**What is expected**
Copy out exactly the lines from the one holding "What TikZ code" through the one holding "width=1.9pt,line join=miter] (#1-14.5,#2+6)", ends included; omit images.

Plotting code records
■ ■ ■ ■ ■

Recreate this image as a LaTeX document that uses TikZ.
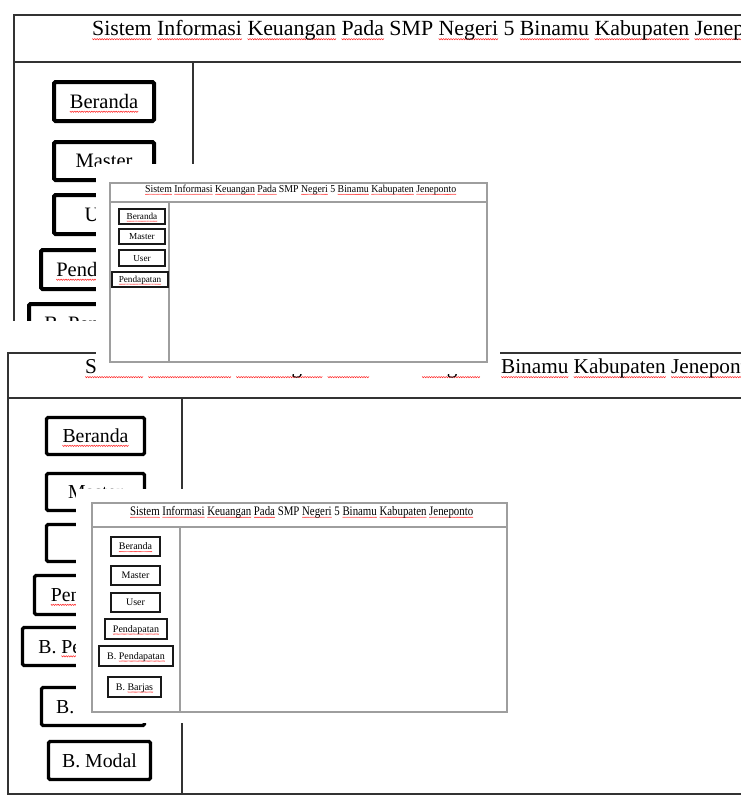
\documentclass[tikz,border=0pt]{standalone}
\usepackage{fontspec}
\setmainfont{Liberation Serif}
\usepackage{graphicx}
\def\sqs{1}
\newsavebox\wavebox
\newsavebox\sqbox
\newcommand\sq[1]{\leavevmode\sbox\sqbox{#1}\rlap{\lower0.2em\hbox to \wd\sqbox{\xleaders\hbox{\scalebox{\sqs}{\usebox\wavebox}}\hfil}}\usebox\sqbox}
\newsavebox\fitbox
\newlength\fitlen
\newcommand\fitt[3]{\sbox\fitbox{\fontsize{#2}{#2}\selectfont #3}\setlength\fitlen{\wd\fitbox}\pgfmathsetmacro\fitsx{#1/\fitlen}\scalebox{\fitsx}[1]{\usebox\fitbox}}
\newcommand\titletext{\sq{Sistem} \sq{Informasi} \sq{Keuangan} \sq{Pada} SMP \sq{Negeri} 5 \sq{Binamu} \sq{Kabupaten} \sq{Jeneponto}}
\begin{document}
\sbox\wavebox{\begin{pgfpicture}\pgfpathrectangle{\pgfpointorigin}{\pgfpoint{2.4pt}{1.3pt}}\pgfusepath{use as bounding box}\pgfsetlinewidth{0.55pt}\pgfsetstrokecolor{red!85}\pgfpathmoveto{\pgfpoint{0pt}{1.3pt}}\pgfpathlineto{\pgfpoint{1.2pt}{0pt}}\pgfpathlineto{\pgfpoint{2.4pt}{1.3pt}}\pgfusepath{stroke}\end{pgfpicture}}%
\begin{tikzpicture}[x=1pt,y=-1pt,
  frame/.style={draw=black!80, line width=1.8pt},
  iframe/.style={draw=black!38, line width=1.4pt},
  btnA/.style={draw=black, line width=4pt, rounded corners=1.5pt, inner sep=0pt, text height=13.5pt, text depth=0pt, font=\fontsize{20.5}{20.5}\selectfont},
  btnB/.style={draw=black, line width=3.2pt, rounded corners=1.5pt, inner sep=0pt, text height=13pt, text depth=0pt, font=\fontsize{19.8}{19.8}\selectfont},
  btnI/.style={draw=black!90, line width=1.8pt, inner sep=0pt, text height=6.2pt, text depth=0pt, font=\def\sqs{0.45}\fontsize{9.2}{9.2}\selectfont},
  btnJ/.style={draw=black!90, line width=2pt, inner sep=0pt, text height=6.8pt, text depth=0pt, font=\def\sqs{0.5}\fontsize{10}{10}\selectfont},
  ttl/.style={anchor=base west, inner sep=0pt}]
\useasboundingbox[fill=white] (0,0) rectangle (741,798);
% ---------- panel A (top screenshot, cropped) ----------
\begin{scope}
\clip (0,0) rectangle (741,320);
\draw[frame] (14,15) rectangle (760,340);
\draw[frame] (14,62) -- (760,62);
\draw[frame] (193,62) -- (193,340);
\node[ttl] (tA) at (92,35.5) {\fitt{691}{21.6}{\titletext}};
\node[btnA, minimum width=100pt, minimum height=39pt] (a1) at (104,101.5) {\sq{Beranda}};
\node[btnA, minimum width=100pt, minimum height=38pt] (a2) at (104,161) {Master};
\node[btnA, minimum width=100pt, minimum height=39pt] (a3) at (104,214.5) {User};
\node[btnA, minimum width=125pt, minimum height=39pt] (a4) at (103.5,269.5) {\sq{Pendapatan}};
\node[btnA, minimum width=149pt, minimum height=39pt] (a5) at (103.5,323.5) {B. \sq{Pendapatan}};
\end{scope}
% ---------- panel B (bottom screenshot) ----------
\begin{scope}
\clip (0,340) rectangle (741,798);
\draw[frame] (8,353) rectangle (760,794);
\draw[frame] (8,398) -- (760,398);
\draw[frame] (182,398) -- (182,794);
\node[ttl] (tB) at (85,373.5) {\fitt{672}{21.2}{\titletext}};
\node[btnB, minimum width=98pt, minimum height=37pt] (b1) at (95.5,436) {\sq{Beranda}};
\node[btnB, minimum width=98pt, minimum height=37pt] (b2) at (95.5,492) {Master};
\node[btnB, minimum width=98pt, minimum height=37pt] (b3) at (95.5,543) {User};
\node[btnB, minimum width=124pt, minimum height=39pt] (b4) at (96.5,595) {\sq{Pendapatan}};
\node[btnB, minimum width=146pt, minimum height=38pt] (b5) at (95.5,646.5) {B. \sq{Pendapatan}};
\node[btnB, minimum width=103pt, minimum height=38pt] (b6) at (93,706.5) {B. \sq{Barjas}};
\node[btnB, minimum width=102pt, minimum height=38pt] (b7) at (99.5,760.5) {B. Modal};
\end{scope}
% ---------- inset 1 ----------
\fill[white] (96,164) rectangle (500,373.5);
\draw[iframe] (110,183) rectangle (487,362);
\draw[iframe] (110,202) -- (487,202);
\draw[iframe] (169,202) -- (169,362);
\node[ttl] (tI) at (145,192.5) {\def\sqs{0.45}\fitt{311}{10.6}{\titletext}};
\node[btnI, minimum width=46pt, minimum height=15pt] (c1) at (142,216.5) {\sq{Beranda}};
\node[btnI, minimum width=46pt, minimum height=15pt] (c2) at (142,236.5) {Master};
\node[btnI, minimum width=46pt, minimum height=16pt] (c3) at (142,258) {User};
\node[btnI, minimum width=56pt, minimum height=15pt] (c4) at (140,279.5) {\sq{Pendapatan}};
% ---------- inset 2 ----------
\fill[white] (76,489) rectangle (520,723);
\draw[iframe] (92,503) rectangle (507,712);
\draw[iframe] (92,527) -- (507,527);
\draw[iframe] (180,527) -- (180,712);
\node[ttl] (tJ) at (130,515) {\def\sqs{0.5}\fitt{343}{13}{\titletext}};
\node[btnJ, minimum width=49pt, minimum height=19pt] (d1) at (135.5,546.5) {\sq{Beranda}};
\node[btnJ, minimum width=49pt, minimum height=19pt] (d2) at (135.5,575.5) {Master};
\node[btnJ, minimum width=49pt, minimum height=19pt] (d3) at (135.5,602.5) {User};
\node[btnJ, minimum width=62pt, minimum height=20pt] (d4) at (136,629) {\sq{Pendapatan}};
\node[btnJ, minimum width=74pt, minimum height=20pt] (d5) at (136,656) {B. \sq{Pendapatan}};
\node[btnJ, minimum width=53pt, minimum height=20pt] (d6) at (134.5,687) {B. \sq{Barjas}};
\end{tikzpicture}
\end{document}
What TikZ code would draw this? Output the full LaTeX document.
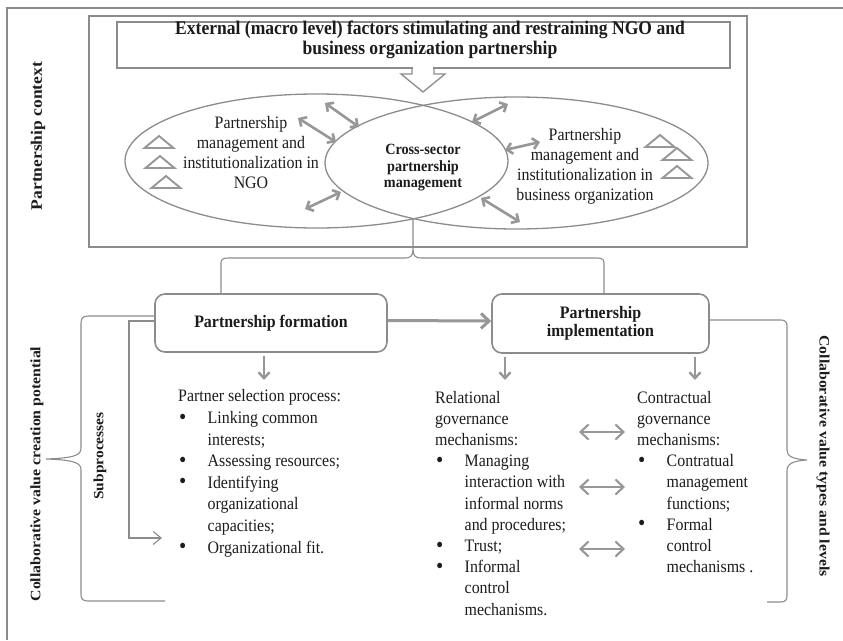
\documentclass[tikz,border=0pt]{standalone}
\usepackage{fontspec}
\setmainfont{Liberation Serif}[FakeStretch=0.91]
\newfontfamily\sideserif{Liberation Serif}
\usetikzlibrary{arrows.meta,shapes.geometric}

\definecolor{linegray}{HTML}{8C8C8C}
\definecolor{arrowgray}{HTML}{979797}
\definecolor{ink}{HTML}{1C1C1C}

% list helpers: bullet column and hanging indent
\newcommand\listbul{\hspace*{1pt}\makebox[28.5pt][l]{\raisebox{-0.6pt}{\scalebox{1.3}{\textbullet}}}}
\newcommand\listind{\hspace*{29.5pt}}
% small open triangle centred at (x,y)
\newcommand\opentri[2]{\draw[draw=arrowgray,line width=1.9pt,line join=miter] (#1-14.5,#2+6) -- (#1,#2-6) -- (#1+14.5,#2+6) -- cycle;}

\begin{document}
\begin{tikzpicture}[x=1pt,y=-1pt,
  every node/.style={text=ink},
  gline/.style={draw=linegray,line width=1.2pt},
  dblarrow/.style={draw=arrowgray,line width=2.6pt,{Straight Barb[length=5.5pt,width=11pt]}-{Straight Barb[length=5.5pt,width=11pt]}},
  colarrow/.style={draw=arrowgray,line width=2.1pt,{Straight Barb[length=8pt,width=15pt]}-{Straight Barb[length=8pt,width=15pt]}},
  downarrow/.style={draw=arrowgray,line width=2.4pt,-{Straight Barb[length=6pt,width=11pt]}},
  flowarrow/.style={draw=arrowgray,line width=3pt,-{Straight Barb[length=8pt,width=15pt]}},
  subarrow/.style={draw=linegray,line width=1.1pt,-{Straight Barb[length=8pt,width=13pt]}},
  stagebox/.style={draw=linegray,line width=1.6pt,rounded corners=10pt,fill=white,inner sep=0pt,align=center,font=\bfseries\fontsize{17.5}{18}\selectfont},
  body/.style={inner sep=0pt,align=left,anchor=base west},
  elltext/.style={inner sep=0pt,align=center,font=\fontsize{17.5}{20}\selectfont},
  ring/.style={draw=linegray,line width=1.3pt,ellipse,inner sep=0pt},
  sidelabel/.style={inner sep=0pt,font=\sideserif\bfseries\fontsize{15.8}{18}\selectfont}
]
\useasboundingbox (0,0) rectangle (843,640);
\fill[white] (0,0) rectangle (843,640);

% outer frame
\draw[gline,line width=1.5pt] (843,8) -- (7,8) -- (7,640);

% partnership context box
\node[draw=linegray,line width=2pt,minimum width=658pt,minimum height=231pt,inner sep=0pt] (context) at (418,131.5) {};

% external factors box and its block arrow
\node[draw=linegray,line width=1.5pt,minimum width=613pt,minimum height=46pt,inner sep=0pt] (titlebox) at (423.5,45) {};
\node[inner sep=0pt,align=center,font=\bfseries\fontsize{19.3}{20}\selectfont] (title) at (430,39.5)
  {External (macro level) factors stimulating and restraining NGO and\\business organization partnership};
\fill[white] (413,65) rectangle (433,71);
\draw[gline,line width=1.3pt,line join=miter] (412,68) -- (412,74) -- (401,74) -- (423,92) -- (445,74) -- (434,74) -- (434,68);

% the two overlapping spheres
\node[ring,minimum width=383pt,minimum height=134pt] (ngoring) at (316.5,161) {};
\node[ring,minimum width=383pt,minimum height=132pt] (bizring) at (516.5,163) {};

\node[elltext] (ngotext) at (251,152.5) {Partnership\\management and\\institutionalization in\\NGO};
\node[elltext] (biztext) at (585,166) {Partnership\\management and\\institutionalization in\\business organization};
\node[inner sep=0pt,align=center,font=\bfseries\fontsize{15.6}{16.5}\selectfont] (crosstext) at (423,167.8) {Cross-sector\\partnership\\management};

\opentri{159}{142}
\opentri{160}{162}
\opentri{166}{182}
\opentri{660}{141}
\opentri{677}{154}
\opentri{677}{172}

% interaction arrows around the common zone
\coordinate (a1) at (298,118); \coordinate (b1) at (336,142);
\coordinate (a2) at (325,103); \coordinate (b2) at (359,127);
\coordinate (a3) at (472,122); \coordinate (b3) at (508,104);
\coordinate (a4) at (505,150); \coordinate (b4) at (540,142);
\coordinate (a5) at (305,209); \coordinate (b5) at (341,192);
\coordinate (a6) at (481,198); \coordinate (b6) at (520,222);
\foreach \i in {1,...,6} \draw[dblarrow] (a\i) -- (b\i);

% process stages
\node[stagebox,minimum width=232pt,minimum height=58pt] (form) at (271,323) {Partnership formation};
\node[stagebox,minimum width=217pt,minimum height=59pt] (impl) at (600.5,323.5) {Partnership\\implementation};

\draw[flowarrow] ([yshift=2.5pt]form.east) -- ([yshift=2.5pt]impl.west);

% brace from the common zone to both stages
\coordinate (meet) at (413,219);
\coordinate (formtop) at (221,294);
\coordinate (impltop) at (604,294);
\draw[gline,line width=1.1pt] (formtop) -- (221,263) .. controls (221,259.5) and (223,258) .. (228,258) -- (405,258)
  .. controls (410,258) and (413,256) .. (413,250) -- (meet);
\draw[gline,line width=1.1pt] (impltop) -- (604,263) .. controls (604,259.5) and (602,258) .. (597,258) -- (421,258)
  .. controls (416,258) and (413,256) .. (413,250);

% arrows down to the stage contents
\coordinate (selin) at (264,380);
\coordinate (relin) at (505,380);
\coordinate (conin) at (695,380);
\draw[downarrow,shorten <=3pt] (form.south -| selin) -- (selin);
\draw[downarrow,shorten <=3pt] (impl.south -| relin) -- (relin);
\draw[downarrow,shorten <=3pt] (impl.south -| conin) -- (conin);

% stage contents (anchored at the baseline of the last line)
\node[body,font=\fontsize{17.5}{21.6}\selectfont] (selection) at (178,553) {Partner selection process:\\
\listbul Linking common\\
\listind interests;\\
\listbul Assessing resources;\\
\listbul Identifying\\
\listind organizational\\
\listind capacities;\\
\listbul Organizational fit.};

\node[body,font=\fontsize{17.5}{21.2}\selectfont] (relational) at (435,615) {Relational\\
governance\\
mechanisms:\\
\listbul Managing\\
\listind interaction with\\
\listind informal norms\\
\listind and procedures;\\
\listbul Trust;\\
\listbul Informal\\
\listind control\\
\listind mechanisms.};

\node[body,font=\fontsize{17.5}{21.2}\selectfont] (contractual) at (637,572.6) {Contractual\\
governance\\
mechanisms:\\
\listbul Contratual\\
\listind management\\
\listind functions;\\
\listbul Formal\\
\listind control\\
\listind mechanisms .};

% links between relational and contractual mechanisms
\coordinate (c1) at (579,432); \coordinate (d1) at (625,432);
\coordinate (c2) at (579,487); \coordinate (d2) at (625,487);
\coordinate (c3) at (579,549); \coordinate (d3) at (625,549);
\foreach \i in {1,2,3} \draw[colarrow] (c\i) -- (d\i);

% subprocess connector
\coordinate (subout) at (155,321);
\coordinate (subin) at (162,538);
\draw[subarrow] (subout) -- (129,321) -- (129,538) -- (subin);

% left brace
\coordinate (lbtop) at (155,316);
\coordinate (lbend) at (165,601);
\draw[gline,line width=1.1pt] (lbtop) -- (88,316) .. controls (83,316) and (81,318) .. (81,323) -- (81,448)
  .. controls (81,455) and (75,458) .. (46,459) .. controls (75,460) and (81,463) .. (81,470) -- (81,595)
  .. controls (81,599) and (83,601) .. (88,601) -- (lbend);

% right brace
\coordinate (rbtop) at (709,320);
\coordinate (rbend) at (767,602);
\draw[gline,line width=1.1pt] (rbtop) -- (781,320) .. controls (785,320) and (787,322) .. (787,326) -- (787,450)
  .. controls (787,456) and (792,459) .. (807,460) .. controls (792,461) and (787,464) .. (787,471) -- (787,596)
  .. controls (787,600) and (785,602) .. (781,602) -- (rbend);

% side labels
\node[sidelabel,rotate=90,font=\sideserif\bfseries\fontsize{17.5}{20}\selectfont] (ctxlabel) at (38,136) {\scalebox{1}[0.91]{Partnership context}};
\node[sidelabel,rotate=90] (potlabel) at (37,474) {\scalebox{1}[0.91]{Collaborative value creation potential}};
\node[sidelabel,rotate=90,font=\sideserif\bfseries\fontsize{15.5}{18}\selectfont] (sublabel) at (100,456) {\scalebox{1}[0.91]{Subprocesses}};
\node[sidelabel,rotate=-90] (typelabel) at (823,456) {\scalebox{1}[0.91]{Collaborative value types and levels}};
\end{tikzpicture}
\end{document}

■ ■ ■ ■ ■

**Solution to this problem**
What TikZ code would draw this? Output the full LaTeX document.
\documentclass[tikz,border=0pt]{standalone}
\usepackage{fontspec}
\setmainfont{Liberation Serif}[FakeStretch=0.91]
\newfontfamily\sideserif{Liberation Serif}
\usetikzlibrary{arrows.meta,shapes.geometric}

\definecolor{linegray}{HTML}{8C8C8C}
\definecolor{arrowgray}{HTML}{979797}
\definecolor{ink}{HTML}{1C1C1C}

% list helpers: bullet column and hanging indent
\newcommand\listbul{\hspace*{1pt}\makebox[28.5pt][l]{\raisebox{-0.6pt}{\scalebox{1.3}{\textbullet}}}}
\newcommand\listind{\hspace*{29.5pt}}
% small open triangle centred at (x,y)
\newcommand\opentri[2]{\draw[draw=arrowgray,line width=1.9pt,line join=miter] (#1-14.5,#2+6) -- (#1,#2-6) -- (#1+14.5,#2+6) -- cycle;}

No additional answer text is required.